The betting is that tax rates will not be raised, but marginal nibbles at the allowances and tax bands could take their toll.

Convention dictates that these are increased by the rate of inflation. This is so low that the rise will be small. Using December's figure of 2.58 per cent (and rounding the results), the basic personal allowance rises from pounds 3,445 to pounds 3,535, and the married couples allowance would rise from pounds 1,720 to pounds 1,770 - although this was frozen at the last Budget, and it may be allowed to wither away.

Indexation of tax bands would push the 20 per cent tax band from the first pounds 2,000 of taxable income to pounds 2,100, and higher rate tax at 40 per cent would kick in at pounds 24,300 rather than pounds 23,700 - assuming no other allowances.

On these assumptions basic rate taxpayers would be pounds 2.90 a month better off, and higher rate payers would have an extra pounds 6.92 a month to spend.

But the Chancellor is unlikely to leave things on an even keel with so much to do.

Miras, mortgage interest relief at source, is already restricted to basic rate tax.
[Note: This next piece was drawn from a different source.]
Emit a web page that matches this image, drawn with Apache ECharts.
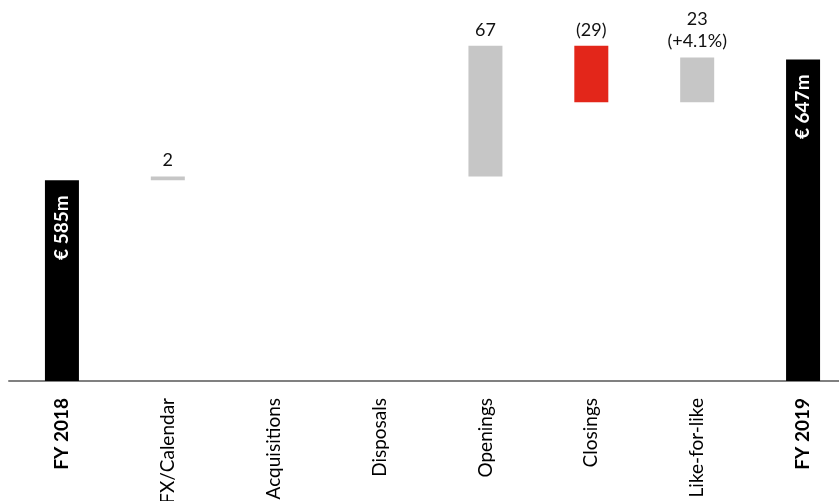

The loss of tax relief to higher rate taxpayers did not cause an outcry. If Miras was restricted to 20 per cent then the monthly cost of a pounds 30,000 endowment loan at 7.99 per cent would rise by pounds 10 to pounds 159.80, assuming the Miras level remains unchanged at pounds 30,000.

The Chancellor could go further and remould the tax bands to nominate the 20 per cent rate as the standard rate and restrict all reliefs at this level. This would have the most serious impact on pensions.

Other areas to watch include:

Pensions. Lump sums from pensions could become taxable, at least above a certain level.

National insurance. No national insurance contributions are payable by employees on earnings over pounds 21,060, due to rise to pounds 21,840 from 5 April. All earnings could be made subject to national insurance or the ceiling could be raised.

Schemes to avoid National Insurance, payment in gold bullion, for example, could be stamped on.

Self Assessment. The Chancellor is likely to announce the start date for a new system of DIY tax assessment that would put the onus on taxpayers to draw up their own tax assessment.

Personal equity plans. Extending PEPs to include gilts is believed to offer the best opportunity for the Government to persuade more savers to buy government stock. But gilts are available through National Savings, and perking up this route to make them easier to buy and understand would be just as likely. A new savings scheme aimed at basic rate taxpayers is possible.

BES. The Business Expansion Scheme is due to come to an end in December. The question is whether the Chancellor will clamp down on the six-month loan back schemes and whether he will announce a revitalised BES that goes back to encouraging investment in fledgling businesses.

VAT. Food, fuel, children's clothes, books, newspapers and magazines may be drawn into the VAT net, although this could be at a reduced rate.

Redundancy counselling. This is at risk of being taxed if the exiting employee has a package worth more than pounds 30,000. The Chancellor may make a gesture and propose that this help to find another job is tax free.

Childcare. The government focus has swung to the care of school age children. But hopes of tax relief for a wider range of employee-assisted childcare such as vouchers seem slim.